As soon as the budget proposal was read at the end of March, Progressive Conservative leader Tim Hudak took his party out of the game. Maybe it’s the Conservatives’ way of making sure McGuinty has enough rope to hang himself. However, after the Liberals’ more than seven years in power, Ontarians should know enough about how they function, so this strategy would have to rely on something even more questionable than the reports of the financial mess around the medical air transport contract with ORNGE or the alleged billion-dollar mismanagement of the e-health medical records conversion project.
With the Conservatives on the sidelines, it is expected that the NDP will move into some form of partnership with the Liberals until the next election. It may also mean good news for those who have expressed concern that McGuinty is really just a red Tory, or a blue Liberal.

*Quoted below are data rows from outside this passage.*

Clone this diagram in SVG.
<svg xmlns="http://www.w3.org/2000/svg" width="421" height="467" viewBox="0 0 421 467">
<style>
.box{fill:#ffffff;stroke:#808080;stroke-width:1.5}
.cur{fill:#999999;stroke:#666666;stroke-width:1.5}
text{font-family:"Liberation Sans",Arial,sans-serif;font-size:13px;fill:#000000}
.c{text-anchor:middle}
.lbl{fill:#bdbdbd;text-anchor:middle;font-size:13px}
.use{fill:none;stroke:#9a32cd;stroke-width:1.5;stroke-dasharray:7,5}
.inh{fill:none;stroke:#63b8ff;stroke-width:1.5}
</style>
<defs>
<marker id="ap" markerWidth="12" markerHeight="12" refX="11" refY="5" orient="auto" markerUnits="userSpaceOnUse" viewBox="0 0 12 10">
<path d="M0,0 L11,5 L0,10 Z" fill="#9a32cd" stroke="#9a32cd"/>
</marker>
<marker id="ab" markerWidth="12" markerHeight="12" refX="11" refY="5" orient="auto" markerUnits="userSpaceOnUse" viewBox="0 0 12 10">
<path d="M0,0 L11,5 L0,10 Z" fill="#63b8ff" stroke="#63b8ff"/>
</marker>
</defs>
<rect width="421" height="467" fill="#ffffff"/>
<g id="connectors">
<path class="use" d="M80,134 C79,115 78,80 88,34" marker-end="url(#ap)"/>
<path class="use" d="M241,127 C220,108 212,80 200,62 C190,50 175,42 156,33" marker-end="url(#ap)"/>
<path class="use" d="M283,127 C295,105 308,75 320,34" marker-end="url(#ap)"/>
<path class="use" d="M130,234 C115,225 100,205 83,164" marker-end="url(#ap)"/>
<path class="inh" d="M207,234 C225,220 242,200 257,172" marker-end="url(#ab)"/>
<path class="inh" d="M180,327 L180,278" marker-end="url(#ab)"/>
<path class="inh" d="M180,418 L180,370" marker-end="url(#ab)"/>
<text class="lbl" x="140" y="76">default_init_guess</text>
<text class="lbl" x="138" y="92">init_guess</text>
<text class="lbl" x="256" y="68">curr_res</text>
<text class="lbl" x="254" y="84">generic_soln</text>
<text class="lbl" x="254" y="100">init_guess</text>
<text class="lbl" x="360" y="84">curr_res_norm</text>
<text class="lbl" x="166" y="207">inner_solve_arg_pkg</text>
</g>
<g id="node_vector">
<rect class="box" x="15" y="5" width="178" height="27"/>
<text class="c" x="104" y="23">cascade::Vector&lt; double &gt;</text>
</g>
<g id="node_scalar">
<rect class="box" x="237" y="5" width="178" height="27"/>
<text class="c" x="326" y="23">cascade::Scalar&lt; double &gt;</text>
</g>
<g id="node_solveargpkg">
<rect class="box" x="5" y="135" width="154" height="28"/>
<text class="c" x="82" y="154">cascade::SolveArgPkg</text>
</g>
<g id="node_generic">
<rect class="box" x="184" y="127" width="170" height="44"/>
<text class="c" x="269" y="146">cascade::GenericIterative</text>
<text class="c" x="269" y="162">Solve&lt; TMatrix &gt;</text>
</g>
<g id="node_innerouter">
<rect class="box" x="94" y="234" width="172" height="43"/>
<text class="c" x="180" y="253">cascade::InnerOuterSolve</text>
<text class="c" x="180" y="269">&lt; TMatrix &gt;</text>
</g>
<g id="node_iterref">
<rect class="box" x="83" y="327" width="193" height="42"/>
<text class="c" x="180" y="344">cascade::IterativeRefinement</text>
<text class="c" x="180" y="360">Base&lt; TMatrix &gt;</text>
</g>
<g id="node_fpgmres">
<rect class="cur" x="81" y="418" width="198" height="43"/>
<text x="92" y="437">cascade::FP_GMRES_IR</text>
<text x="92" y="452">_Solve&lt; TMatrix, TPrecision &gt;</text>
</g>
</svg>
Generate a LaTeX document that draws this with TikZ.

A significant reason for McGuinty’s success in an essentially conservative province is that he has managed to present enough of a platform to comfort the conservative constituency, especially outside of the Greater Toronto Area. Witness his appeal to conservatives with his decision to take on the teachers’ union and doctors over wage freezes, for instance. And he has lowered business tax rates and held the line on welfare.

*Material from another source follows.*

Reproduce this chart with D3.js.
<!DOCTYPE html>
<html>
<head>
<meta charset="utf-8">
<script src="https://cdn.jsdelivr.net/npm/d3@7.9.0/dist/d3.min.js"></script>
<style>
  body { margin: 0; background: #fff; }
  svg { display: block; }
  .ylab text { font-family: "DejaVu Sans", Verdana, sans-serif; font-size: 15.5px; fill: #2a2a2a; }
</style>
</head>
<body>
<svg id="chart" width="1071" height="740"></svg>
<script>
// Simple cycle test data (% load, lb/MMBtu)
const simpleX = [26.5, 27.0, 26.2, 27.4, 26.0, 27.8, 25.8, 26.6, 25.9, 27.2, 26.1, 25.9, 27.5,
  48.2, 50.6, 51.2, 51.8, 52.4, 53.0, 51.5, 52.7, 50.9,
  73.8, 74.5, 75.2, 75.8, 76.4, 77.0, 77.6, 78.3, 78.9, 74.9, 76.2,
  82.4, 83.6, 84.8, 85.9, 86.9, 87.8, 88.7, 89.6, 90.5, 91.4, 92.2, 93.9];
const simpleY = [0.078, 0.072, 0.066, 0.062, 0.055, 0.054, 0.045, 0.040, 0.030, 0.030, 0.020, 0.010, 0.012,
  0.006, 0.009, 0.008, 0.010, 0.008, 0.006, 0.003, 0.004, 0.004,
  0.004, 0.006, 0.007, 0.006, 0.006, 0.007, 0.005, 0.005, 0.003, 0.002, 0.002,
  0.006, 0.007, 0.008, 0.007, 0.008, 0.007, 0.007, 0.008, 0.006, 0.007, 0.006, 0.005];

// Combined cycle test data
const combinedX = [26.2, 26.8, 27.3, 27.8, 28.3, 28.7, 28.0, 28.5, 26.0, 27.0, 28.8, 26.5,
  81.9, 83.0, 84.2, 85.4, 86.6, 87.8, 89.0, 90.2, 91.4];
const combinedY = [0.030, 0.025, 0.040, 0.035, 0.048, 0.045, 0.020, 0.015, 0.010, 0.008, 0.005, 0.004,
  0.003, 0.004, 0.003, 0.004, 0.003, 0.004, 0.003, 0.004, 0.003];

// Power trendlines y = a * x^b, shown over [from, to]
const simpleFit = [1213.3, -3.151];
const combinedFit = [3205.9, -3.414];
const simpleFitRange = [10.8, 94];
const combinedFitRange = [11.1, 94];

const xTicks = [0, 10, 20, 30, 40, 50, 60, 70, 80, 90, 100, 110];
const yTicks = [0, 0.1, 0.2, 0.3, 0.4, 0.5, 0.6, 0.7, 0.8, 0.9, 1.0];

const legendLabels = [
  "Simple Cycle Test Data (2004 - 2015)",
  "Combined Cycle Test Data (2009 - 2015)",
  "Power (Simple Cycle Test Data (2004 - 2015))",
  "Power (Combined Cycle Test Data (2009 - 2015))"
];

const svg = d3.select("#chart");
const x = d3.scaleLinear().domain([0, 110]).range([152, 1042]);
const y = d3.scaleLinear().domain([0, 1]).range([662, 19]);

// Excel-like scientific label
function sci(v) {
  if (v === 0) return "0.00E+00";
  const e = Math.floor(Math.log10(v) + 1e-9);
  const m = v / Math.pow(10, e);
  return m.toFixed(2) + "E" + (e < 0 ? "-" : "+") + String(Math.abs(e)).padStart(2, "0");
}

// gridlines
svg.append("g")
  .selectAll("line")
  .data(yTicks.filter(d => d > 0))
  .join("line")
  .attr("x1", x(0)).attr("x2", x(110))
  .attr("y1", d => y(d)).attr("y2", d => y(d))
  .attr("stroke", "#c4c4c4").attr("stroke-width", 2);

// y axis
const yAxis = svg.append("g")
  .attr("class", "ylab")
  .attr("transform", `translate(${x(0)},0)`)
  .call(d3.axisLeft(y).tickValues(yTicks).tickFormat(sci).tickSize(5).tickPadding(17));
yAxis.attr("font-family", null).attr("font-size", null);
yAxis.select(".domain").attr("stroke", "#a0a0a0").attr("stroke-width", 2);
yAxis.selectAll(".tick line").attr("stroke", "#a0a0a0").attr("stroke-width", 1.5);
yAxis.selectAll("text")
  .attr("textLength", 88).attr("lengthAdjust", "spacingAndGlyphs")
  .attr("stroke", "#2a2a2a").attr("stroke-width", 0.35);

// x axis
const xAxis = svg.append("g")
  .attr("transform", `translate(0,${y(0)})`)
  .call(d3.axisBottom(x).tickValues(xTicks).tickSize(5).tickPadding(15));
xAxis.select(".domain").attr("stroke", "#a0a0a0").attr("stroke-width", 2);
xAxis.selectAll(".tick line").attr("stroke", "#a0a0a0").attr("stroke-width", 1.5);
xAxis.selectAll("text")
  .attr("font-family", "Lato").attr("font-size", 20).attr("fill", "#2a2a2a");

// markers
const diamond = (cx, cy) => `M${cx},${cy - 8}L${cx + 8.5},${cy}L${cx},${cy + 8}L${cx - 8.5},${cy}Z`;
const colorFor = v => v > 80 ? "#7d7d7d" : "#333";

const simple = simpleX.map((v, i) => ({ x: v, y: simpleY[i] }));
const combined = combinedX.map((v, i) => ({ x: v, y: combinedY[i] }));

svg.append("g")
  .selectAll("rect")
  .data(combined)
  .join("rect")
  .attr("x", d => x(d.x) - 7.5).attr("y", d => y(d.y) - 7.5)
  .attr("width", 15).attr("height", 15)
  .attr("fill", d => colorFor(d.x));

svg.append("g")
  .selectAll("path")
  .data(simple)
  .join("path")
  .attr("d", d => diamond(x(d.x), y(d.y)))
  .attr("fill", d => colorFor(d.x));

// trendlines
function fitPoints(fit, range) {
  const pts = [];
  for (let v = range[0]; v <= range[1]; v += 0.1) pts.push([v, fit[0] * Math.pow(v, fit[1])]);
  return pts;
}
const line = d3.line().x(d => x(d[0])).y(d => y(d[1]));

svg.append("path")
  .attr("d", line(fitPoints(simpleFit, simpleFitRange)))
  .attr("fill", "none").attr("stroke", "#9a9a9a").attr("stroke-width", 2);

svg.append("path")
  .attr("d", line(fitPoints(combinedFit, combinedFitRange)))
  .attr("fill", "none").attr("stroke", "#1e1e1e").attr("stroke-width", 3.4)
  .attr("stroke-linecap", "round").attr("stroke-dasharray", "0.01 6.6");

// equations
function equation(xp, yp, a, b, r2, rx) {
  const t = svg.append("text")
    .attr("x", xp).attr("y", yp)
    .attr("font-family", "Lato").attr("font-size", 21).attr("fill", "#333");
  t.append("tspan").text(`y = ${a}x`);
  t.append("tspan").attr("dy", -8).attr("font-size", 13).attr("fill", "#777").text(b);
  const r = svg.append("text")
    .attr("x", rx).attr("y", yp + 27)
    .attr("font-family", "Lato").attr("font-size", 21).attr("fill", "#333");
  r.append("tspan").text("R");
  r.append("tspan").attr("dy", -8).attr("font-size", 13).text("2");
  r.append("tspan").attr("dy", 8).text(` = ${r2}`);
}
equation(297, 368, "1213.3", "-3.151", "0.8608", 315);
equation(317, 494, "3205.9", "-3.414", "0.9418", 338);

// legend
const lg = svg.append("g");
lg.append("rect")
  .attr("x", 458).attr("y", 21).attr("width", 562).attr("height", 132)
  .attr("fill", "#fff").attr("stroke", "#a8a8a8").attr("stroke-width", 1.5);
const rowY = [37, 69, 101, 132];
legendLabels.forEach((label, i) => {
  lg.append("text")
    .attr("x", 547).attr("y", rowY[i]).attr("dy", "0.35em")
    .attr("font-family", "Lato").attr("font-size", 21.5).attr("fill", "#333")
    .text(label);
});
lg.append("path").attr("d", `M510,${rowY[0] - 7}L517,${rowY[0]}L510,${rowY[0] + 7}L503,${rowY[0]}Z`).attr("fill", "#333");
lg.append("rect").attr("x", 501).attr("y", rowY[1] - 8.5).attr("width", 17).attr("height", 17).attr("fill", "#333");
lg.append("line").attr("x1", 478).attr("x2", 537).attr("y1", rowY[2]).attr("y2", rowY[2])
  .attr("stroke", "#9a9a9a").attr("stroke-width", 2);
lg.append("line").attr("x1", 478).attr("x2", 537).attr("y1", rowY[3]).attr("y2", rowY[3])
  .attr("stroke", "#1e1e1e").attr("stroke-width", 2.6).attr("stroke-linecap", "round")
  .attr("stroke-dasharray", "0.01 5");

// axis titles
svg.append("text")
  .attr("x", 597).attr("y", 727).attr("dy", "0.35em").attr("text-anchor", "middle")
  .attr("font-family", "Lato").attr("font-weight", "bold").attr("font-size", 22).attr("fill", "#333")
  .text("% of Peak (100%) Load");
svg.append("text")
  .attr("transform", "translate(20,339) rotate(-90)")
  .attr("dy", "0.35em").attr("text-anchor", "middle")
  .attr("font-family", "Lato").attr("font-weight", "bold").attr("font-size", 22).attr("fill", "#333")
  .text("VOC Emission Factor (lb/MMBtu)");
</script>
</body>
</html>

On the other hand, those who are still unsettled by the after effects of the ‘commonsense revolution’ of the previous Mike Harris Conservatives seem to be comfortable enough with the middle-of-the-road approach of the Liberals.
Like so many parties in power these days, the Ontario Liberals have moved substantially to the centre of the political spectrum where the sense is that a majority of Canadians seem to be most comfortable, and they have adopted some conservative policy approaches. So, a working relationship with the NDP could be just what is needed to satisfy those who feel that the Liberals are not doing enough on the social policy front.

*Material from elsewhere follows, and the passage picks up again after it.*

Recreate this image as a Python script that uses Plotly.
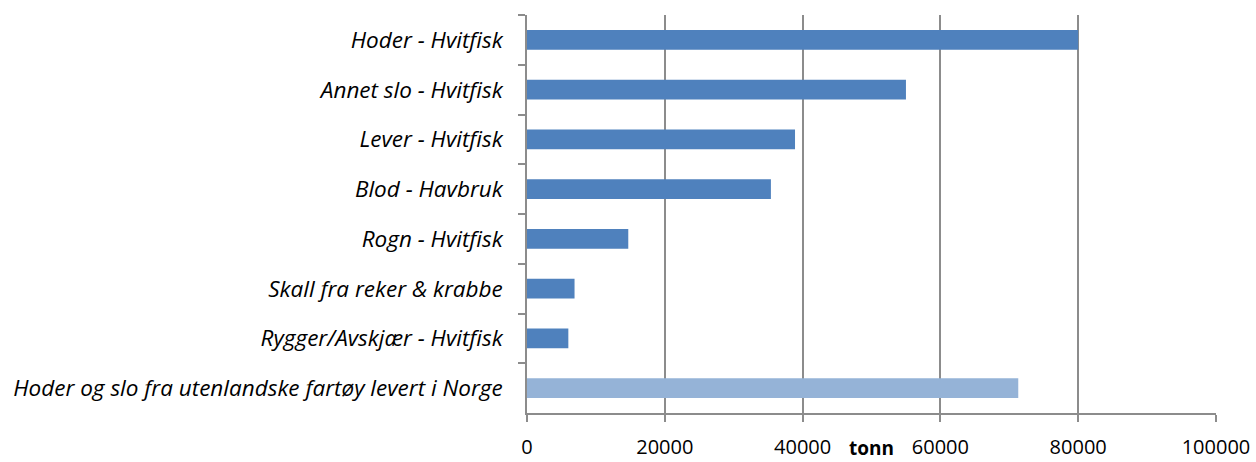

True, McGuinty has made a point of putting education improvements front and centre in his mandate, but there are many areas of concern that he and his party have either neglected or acted as conservatives would. For one, welfare rates have remained at pretty much the level the Harris government lowered them to over a decade ago.
During budget negotiations, the NDP called for an increase in welfare rates. They fought for more money for daycare and community care, and a $250-million job creation tax credit. In terms of job creation, they also sought support for horse racing and tourism.
Some conservatives may not like it, but a minority government, especially as it can now expect to be collaborating with the left, can go some way to bringing balance back to social concerns that have been neglected during the recent past when the Liberals had been trying to appeal to those who want smaller government, unbridled capitalism and an ‘every man for himself’ approach. And if they get into trouble for it, they can always blame the NDP.
What we hope to see going forward is more of the kind of mature approach that marked the negotiations between the Liberals and the NDP during the vetting of this current budget.
We trust that McGuinty has the wisdom and intuitive sense of balance to adjust to the new reality of his government’s minority position. The people of this province have said they want something more than what the Liberals had been presenting and the circumstances require that they will have to play ball with the NDP to keep that balance. How far that collaboration will go remains to be seen.
The word is that both McGuinty and Horwath get along well enough to work together. That is good news for the rest of us. What remains is for the Conservatives to adjust to the new normal and find their way back into the business of collaborating in a minority government.